**SHORT PROBLEM**. Reproduce the full listing below unchanged, apart from the pictures.

---+---

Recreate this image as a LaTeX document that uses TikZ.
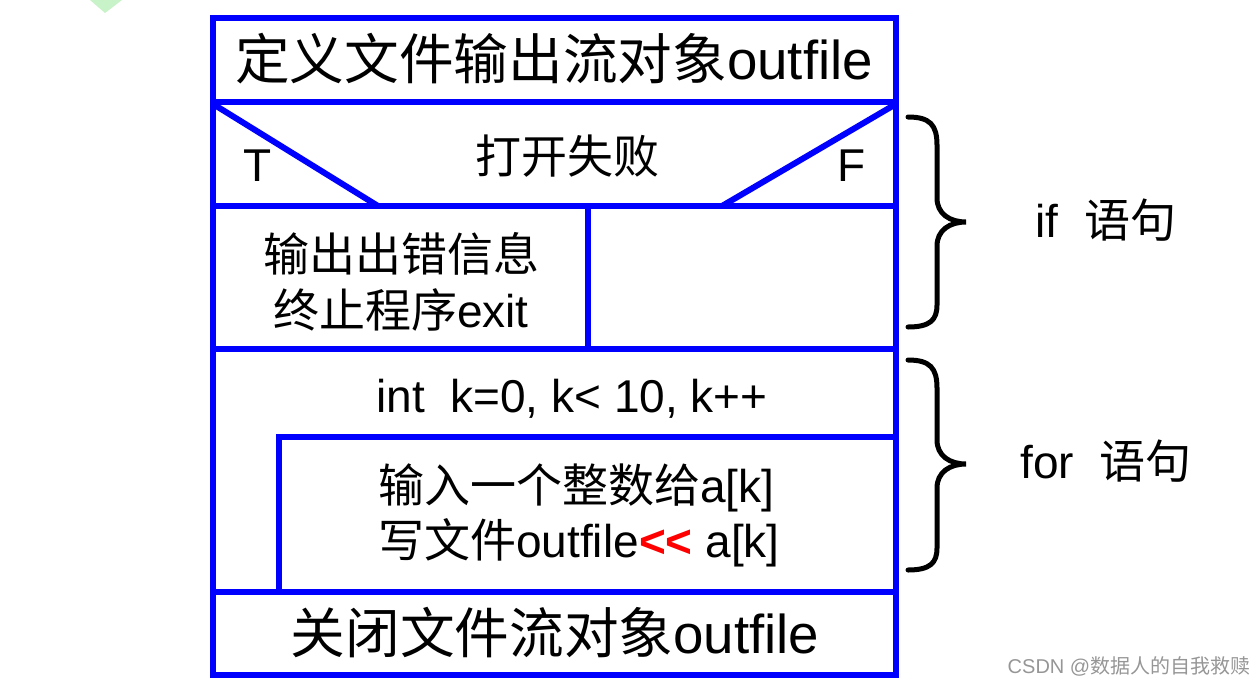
\documentclass[tikz,border=0pt]{standalone}
\usepackage{fontspec}
\setmainfont{Liberation Sans}
\newfontfamily\cjkf{Noto Sans CJK SC}
\newcommand\zht[1]{{\cjkf #1}}
\definecolor{nsblue}{RGB}{0,0,255}
\definecolor{wmgray}{RGB}{150,150,150}
\definecolor{paleg}{RGB}{200,242,200}
\begin{document}
\begin{tikzpicture}[x=0.75pt,y=-0.75pt,
  nsline/.style={draw=nsblue,line width=4.5pt},
  nsthick/.style={draw=nsblue,line width=5.2pt},
  big/.style={font=\fontsize{41}{45}\selectfont,inner sep=0pt},
  mid/.style={font=\fontsize{34.5}{40}\selectfont,inner sep=0pt},
  bracepath/.style={draw=black,line width=3.75pt,line cap=round},
  wm/.style={font=\fontsize{15}{18}\selectfont,text=wmgray,inner sep=0pt}
  ]
\useasboundingbox (0,0) rectangle (1260,686);
% faint green fragment
\fill[paleg] (90,0) -- (122,0) -- (105,13) -- cycle;
% frame coordinates
\coordinate (tl) at (213,18);
\coordinate (br) at (896,675);
\coordinate (l1) at (213,102); \coordinate (r1) at (896,102);
\coordinate (l2) at (213,206); \coordinate (r2) at (896,206);
\coordinate (dl) at (378,206); \coordinate (dr) at (722,206);
\coordinate (dl0) at (213,104); \coordinate (dr0) at (896,104);
\coordinate (vt) at (588,206); \coordinate (vb) at (588,349);
\coordinate (l3) at (213,349); \coordinate (r3) at (896,349);
\coordinate (ib) at (279,592); \coordinate (ic) at (279,437); \coordinate (ir) at (896,437);
\coordinate (l4) at (213,592); \coordinate (r4) at (896,592);
% frame
\draw[nsline] (tl) rectangle (br);
\draw[nsthick] (l1) -- (r1);
\draw[nsline] (l2) -- (r2);
\draw[nsline] (dl0) -- (dl);
\draw[nsline] (dr0) -- (dr);
\draw[nsline] (vt) -- (vb);
\draw[nsline] (l3) -- (r3);
\draw[nsline] (ib) -- (ic) -- (ir);
\draw[nsline] (l4) -- (r4);
% texts
\node[big,anchor=base] (t1) at (554,79) {\zht{定义文件输出流对象}outfile};
\node[mid] (cond) at (567,156) {\zht{打开失败}};
\node[mid,anchor=base] (tt) at (258,181) {T};
\node[mid,anchor=base] (ff) at (852,181) {F};
\node[mid,anchor=base] (e1) at (401,271) {\zht{输出出错信息}};
\node[mid,anchor=base] (e2) at (401,327) {\zht{终止程序}exit};
\node[mid,anchor=base] (loop) at (572,412) {int\ \ k=0, k< 10, k++};
\node[mid,anchor=base west] (b1) at (378,502) {\zht{输入一个整数给}a[k]};
\node[mid,anchor=base west] (b2) at (378,557) {\zht{写文件}outfile{\bfseries\color{red}<{}<} a[k]};
\node[big,anchor=base] (t5) at (555,653) {\zht{关闭文件流对象}outfile};
% braces
\draw[bracepath] (908,117) .. controls (930,117) and (937,125) .. (937,145)
  -- (937,198) .. controls (937,214) and (950,222) .. (966,222)
  .. controls (950,222) and (937,230) .. (937,246)
  -- (937,305) .. controls (937,320) and (930,327) .. (908,327);
\draw[bracepath] (908,360) .. controls (930,360) and (937,368) .. (937,388)
  -- (937,440) .. controls (937,456) and (950,464) .. (966,464)
  .. controls (950,464) and (937,472) .. (937,488)
  -- (937,548) .. controls (937,563) and (930,570) .. (908,570);
\node[mid,anchor=base] (ifl) at (1106,237) {if\ \ \zht{语句}};
\node[mid,anchor=base] (forl) at (1106,478) {for\ \ \zht{语句}};
\node[wm] (mark) at (1129,666) {CSDN @\zht{数据人的自我救赎}};
\end{tikzpicture}
\end{document}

---+---

**WRITTEN RESPONSE**.
Recreate this image as a LaTeX document that uses TikZ.
\documentclass[tikz,border=0pt]{standalone}
\usepackage{fontspec}
\setmainfont{Liberation Sans}
\newfontfamily\cjkf{Noto Sans CJK SC}
\newcommand\zht[1]{{\cjkf #1}}
\definecolor{nsblue}{RGB}{0,0,255}
\definecolor{wmgray}{RGB}{150,150,150}
\definecolor{paleg}{RGB}{200,242,200}
\begin{document}
\begin{tikzpicture}[x=0.75pt,y=-0.75pt,
  nsline/.style={draw=nsblue,line width=4.5pt},
  nsthick/.style={draw=nsblue,line width=5.2pt},
  big/.style={font=\fontsize{41}{45}\selectfont,inner sep=0pt},
  mid/.style={font=\fontsize{34.5}{40}\selectfont,inner sep=0pt},
  bracepath/.style={draw=black,line width=3.75pt,line cap=round},
  wm/.style={font=\fontsize{15}{18}\selectfont,text=wmgray,inner sep=0pt}
  ]
\useasboundingbox (0,0) rectangle (1260,686);
% faint green fragment
\fill[paleg] (90,0) -- (122,0) -- (105,13) -- cycle;
% frame coordinates
\coordinate (tl) at (213,18);
\coordinate (br) at (896,675);
\coordinate (l1) at (213,102); \coordinate (r1) at (896,102);
\coordinate (l2) at (213,206); \coordinate (r2) at (896,206);
\coordinate (dl) at (378,206); \coordinate (dr) at (722,206);
\coordinate (dl0) at (213,104); \coordinate (dr0) at (896,104);
\coordinate (vt) at (588,206); \coordinate (vb) at (588,349);
\coordinate (l3) at (213,349); \coordinate (r3) at (896,349);
\coordinate (ib) at (279,592); \coordinate (ic) at (279,437); \coordinate (ir) at (896,437);
\coordinate (l4) at (213,592); \coordinate (r4) at (896,592);
% frame
\draw[nsline] (tl) rectangle (br);
\draw[nsthick] (l1) -- (r1);
\draw[nsline] (l2) -- (r2);
\draw[nsline] (dl0) -- (dl);
\draw[nsline] (dr0) -- (dr);
\draw[nsline] (vt) -- (vb);
\draw[nsline] (l3) -- (r3);
\draw[nsline] (ib) -- (ic) -- (ir);
\draw[nsline] (l4) -- (r4);
% texts
\node[big,anchor=base] (t1) at (554,79) {\zht{定义文件输出流对象}outfile};
\node[mid] (cond) at (567,156) {\zht{打开失败}};
\node[mid,anchor=base] (tt) at (258,181) {T};
\node[mid,anchor=base] (ff) at (852,181) {F};
\node[mid,anchor=base] (e1) at (401,271) {\zht{输出出错信息}};
\node[mid,anchor=base] (e2) at (401,327) {\zht{终止程序}exit};
\node[mid,anchor=base] (loop) at (572,412) {int\ \ k=0, k< 10, k++};
\node[mid,anchor=base west] (b1) at (378,502) {\zht{输入一个整数给}a[k]};
\node[mid,anchor=base west] (b2) at (378,557) {\zht{写文件}outfile{\bfseries\color{red}<{}<} a[k]};
\node[big,anchor=base] (t5) at (555,653) {\zht{关闭文件流对象}outfile};
% braces
\draw[bracepath] (908,117) .. controls (930,117) and (937,125) .. (937,145)
  -- (937,198) .. controls (937,214) and (950,222) .. (966,222)
  .. controls (950,222) and (937,230) .. (937,246)
  -- (937,305) .. controls (937,320) and (930,327) .. (908,327);
\draw[bracepath] (908,360) .. controls (930,360) and (937,368) .. (937,388)
  -- (937,440) .. controls (937,456) and (950,464) .. (966,464)
  .. controls (950,464) and (937,472) .. (937,488)
  -- (937,548) .. controls (937,563) and (930,570) .. (908,570);
\node[mid,anchor=base] (ifl) at (1106,237) {if\ \ \zht{语句}};
\node[mid,anchor=base] (forl) at (1106,478) {for\ \ \zht{语句}};
\node[wm] (mark) at (1129,666) {CSDN @\zht{数据人的自我救赎}};
\end{tikzpicture}
\end{document}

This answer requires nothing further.